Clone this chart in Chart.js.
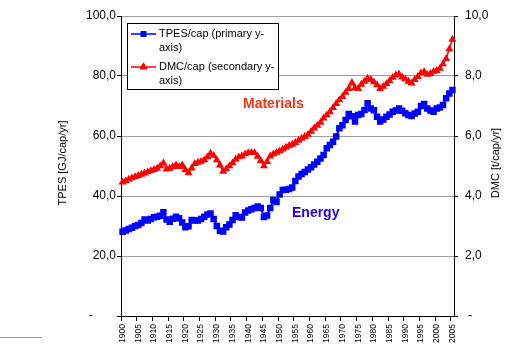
<!DOCTYPE html>
<html>
<head>
<meta charset="utf-8">
<script src="https://cdn.jsdelivr.net/npm/chart.js@4.4.1/dist/chart.umd.min.js"></script>
<style>
  html, body { margin: 0; padding: 0; background: #fff; }
  #wrap { width: 505px; height: 358px; }
</style>
</head>
<body>
<div id="wrap"><canvas id="my-chart" width="505" height="358"></canvas></div>
<script>
// years 1900..2005, one point per year
const years = Array.from({ length: 106 }, (_, i) => 1900 + i);
const yearLabels = [1900, 1905, 1910, 1915, 1920, 1925, 1930, 1935, 1940, 1945, 1950,
  1955, 1960, 1965, 1970, 1975, 1980, 1985, 1990, 1995, 2000, 2005];

// TPES per capita, GJ/cap/yr (primary axis)
const tpes = [
  28.1, 28.5, 29.0, 29.4, 30.0, 30.3, 31.0, 32.2, 31.8, 32.3,
  32.9, 33.1, 33.4, 34.6, 32.2, 31.4, 32.4, 33.1, 32.6, 31.2,
  29.6, 29.9, 32.0, 31.8, 31.8, 32.3, 33.1, 33.8, 34.2, 32.3,
  30.0, 28.4, 28.2, 29.6, 30.5, 32.0, 33.6, 33.0, 32.8, 34.5,
  35.2, 35.6, 36.0, 36.5, 36.0, 33.0, 33.5, 36.0, 38.7, 38.0,
  40.5, 42.0, 42.1, 42.3, 42.8, 45.0, 46.5, 47.3, 48.0, 48.8,
  49.6, 50.5, 51.4, 52.5, 53.7, 55.9, 57.0, 58.1, 59.8, 62.6,
  63.6, 65.3, 67.3, 66.6, 64.8, 67.0, 67.3, 68.7, 70.9, 69.2,
  68.6, 66.4, 64.8, 65.5, 66.4, 67.2, 68.1, 68.5, 69.2, 68.4,
  67.6, 67.0, 66.7, 67.5, 68.1, 70.0, 70.7, 69.2, 68.5, 68.1,
  69.2, 69.5, 70.3, 72.6, 74.2, 75.3
];

// DMC per capita, t/cap/yr (secondary axis)
const dmc = [
  4.46, 4.50, 4.56, 4.60, 4.64, 4.68, 4.72, 4.76, 4.80, 4.84,
  4.88, 4.92, 5.00, 5.10, 4.89, 4.92, 4.98, 5.03, 4.98, 5.03,
  4.87, 4.77, 4.93, 5.08, 5.12, 5.15, 5.20, 5.30, 5.42, 5.35,
  5.20, 5.03, 4.82, 4.90, 5.00, 5.10, 5.22, 5.30, 5.33, 5.40,
  5.44, 5.45, 5.44, 5.32, 5.18, 5.00, 5.14, 5.33, 5.40, 5.45,
  5.50, 5.56, 5.62, 5.68, 5.72, 5.78, 5.85, 5.92, 5.98, 6.05,
  6.15, 6.26, 6.35, 6.45, 6.59, 6.70, 6.80, 6.94, 7.08, 7.20,
  7.31, 7.45, 7.58, 7.78, 7.60, 7.58, 7.72, 7.82, 7.92, 7.88,
  7.80, 7.70, 7.58, 7.65, 7.74, 7.84, 7.95, 8.03, 8.06, 7.96,
  7.90, 7.82, 7.76, 7.88, 7.98, 8.10, 8.14, 8.05, 8.08, 8.15,
  8.18, 8.25, 8.40, 8.58, 8.90, 9.22
];

const BLUE = '#0000ff';
const RED = '#ff0000';
const FONT = '"Liberation Sans", Arial, sans-serif';

const commaFmt = (v, d) => v.toFixed(d).replace('.', ',');

// legend, axis titles and labels drawn on top
const extras = {
  id: 'extras',
  beforeDraw(chart) {
    const ctx = chart.ctx;
    ctx.save();
    ctx.fillStyle = '#fff';
    ctx.fillRect(0, 0, chart.width, chart.height);
    ctx.restore();
  },
  afterDraw(chart) {
    const ctx = chart.ctx;
    const a = chart.chartArea;
    const mid = (a.top + a.bottom) / 2;
    ctx.save();

    // axis titles
    ctx.fillStyle = '#000';
    ctx.font = '11px ' + FONT;
    ctx.textAlign = 'center';
    ctx.textBaseline = 'middle';
    ctx.save();
    ctx.translate(63, mid - 3);
    ctx.rotate(-Math.PI / 2);
    ctx.fillText('TPES [GJ/cap/yr]', 0, 0);
    ctx.restore();
    ctx.save();
    ctx.translate(496, mid - 3);
    ctx.rotate(-Math.PI / 2);
    ctx.fillText('DMC [t/cap/yr]', 0, 0);
    ctx.restore();

    // legend box
    ctx.fillStyle = '#fff';
    ctx.fillRect(127, 23, 151, 66);
    ctx.strokeStyle = '#000';
    ctx.lineWidth = 1;
    ctx.strokeRect(127.5, 23.5, 151, 66);

    const entries = [
      { y: 34, color: BLUE, style: 'rect', lines: ['TPES/cap (primary y-', 'axis)'] },
      { y: 67, color: RED, style: 'triangle', lines: ['DMC/cap (secondary y-', 'axis)'] }
    ];
    entries.forEach(e => {
      ctx.strokeStyle = e.color;
      ctx.lineWidth = 1.5;
      ctx.beginPath();
      ctx.moveTo(131, e.y);
      ctx.lineTo(156, e.y);
      ctx.stroke();
      ctx.fillStyle = e.color;
      Chart.helpers.drawPoint(ctx, {
        pointStyle: e.style, radius: e.style === 'rect' ? 4 : 4.5,
        borderWidth: 0, rotation: 0
      }, 143.5, e.y);
      ctx.fill();
      ctx.fillStyle = '#000';
      ctx.font = '11px ' + FONT;
      ctx.textAlign = 'left';
      ctx.textBaseline = 'middle';
      e.lines.forEach((t, i) => ctx.fillText(t, 159, e.y + i * 14));
    });

    // series annotations
    ctx.font = 'bold 14px ' + FONT;
    ctx.textAlign = 'left';
    ctx.textBaseline = 'alphabetic';
    ctx.fillStyle = '#ff3311';
    ctx.fillText('Materials', 243, 108);
    ctx.fillStyle = '#2200ee';
    ctx.fillText('Energy', 292, 217);

    // stray rule at bottom-left
    ctx.strokeStyle = '#999';
    ctx.lineWidth = 1;
    ctx.beginPath();
    ctx.moveTo(0, 337.5);
    ctx.lineTo(42, 337.5);
    ctx.stroke();

    ctx.restore();
  }
};

new Chart(document.getElementById('my-chart'), {
  type: 'line',
  data: {
    labels: years,
    datasets: [{
      label: 'TPES/cap (primary y-axis)',
      data: tpes,
      yAxisID: 'y',
      borderColor: BLUE,
      backgroundColor: BLUE,
      borderWidth: 2,
      pointStyle: 'rect',
      pointRadius: 4.6,
      pointBorderWidth: 0,
      tension: 0,
      fill: false
    }, {
      label: 'DMC/cap (secondary y-axis)',
      data: dmc,
      yAxisID: 'y1',
      borderColor: RED,
      backgroundColor: RED,
      borderWidth: 1.5,
      pointStyle: 'triangle',
      pointRadius: 4.6,
      pointBorderWidth: 0,
      tension: 0,
      fill: false
    }]
  },
  options: {
    responsive: false,
    animation: false,
    devicePixelRatio: 1,
    layout: { padding: { top: 16, left: 0, right: 0, bottom: 0 } },
    plugins: {
      legend: { display: false },
      tooltip: { enabled: false }
    },
    scales: {
      x: {
        type: 'category',
        offset: true,
        afterFit: s => { s.height = 42; },
        border: { display: true, color: '#000', width: 1 },
        grid: {
          offset: true,
          drawOnChartArea: false,
          drawTicks: true,
          tickLength: 5,
          color: c => (c.index % 5 === 0 ? '#000' : 'rgba(0,0,0,0)')
        },
        ticks: {
          autoSkip: false,
          minRotation: 90,
          maxRotation: 90,
          padding: 3,
          color: '#000',
          font: { family: FONT, size: 8.5 },
          callback: function (v, i) {
            const yr = years[i];
            return yearLabels.includes(yr) ? String(yr) : '';
          }
        }
      },
      y: {
        position: 'left',
        min: 0,
        max: 100,
        afterFit: s => { s.width = 121; },
        border: { display: true, color: '#000', width: 1 },
        grid: {
          color: '#a0a0a0',
          tickColor: '#000',
          tickLength: 4,
          lineWidth: 1
        },
        ticks: {
          stepSize: 20,
          padding: 1,
          color: '#000',
          font: { family: FONT, size: 12 },
          callback: v => (v === 0 ? '-       ' : commaFmt(v, 1))
        }
      },
      y1: {
        position: 'right',
        min: 0,
        max: 10,
        afterFit: s => { s.width = 51; },
        border: { display: true, color: '#000', width: 1 },
        grid: {
          drawOnChartArea: false,
          color: '#000',
          tickLength: 4
        },
        ticks: {
          stepSize: 2,
          padding: 7,
          color: '#000',
          font: { family: FONT, size: 12 },
          callback: v => (v === 0 ? ' -' : commaFmt(v, 1))
        }
      }
    }
  },
  plugins: [extras]
});
</script>
</body>
</html>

EXERCISE GOAL: Exactly as they appear, print the lines of the listing above from its first line through the line that contains "1995, 2000, 2005];", minus the pictures.

RESULT FOR THIS EXERCISE:
Clone this chart in Chart.js.
<!DOCTYPE html>
<html>
<head>
<meta charset="utf-8">
<script src="https://cdn.jsdelivr.net/npm/chart.js@4.4.1/dist/chart.umd.min.js"></script>
<style>
  html, body { margin: 0; padding: 0; background: #fff; }
  #wrap { width: 505px; height: 358px; }
</style>
</head>
<body>
<div id="wrap"><canvas id="my-chart" width="505" height="358"></canvas></div>
<script>
// years 1900..2005, one point per year
const years = Array.from({ length: 106 }, (_, i) => 1900 + i);
const yearLabels = [1900, 1905, 1910, 1915, 1920, 1925, 1930, 1935, 1940, 1945, 1950,
  1955, 1960, 1965, 1970, 1975, 1980, 1985, 1990, 1995, 2000, 2005];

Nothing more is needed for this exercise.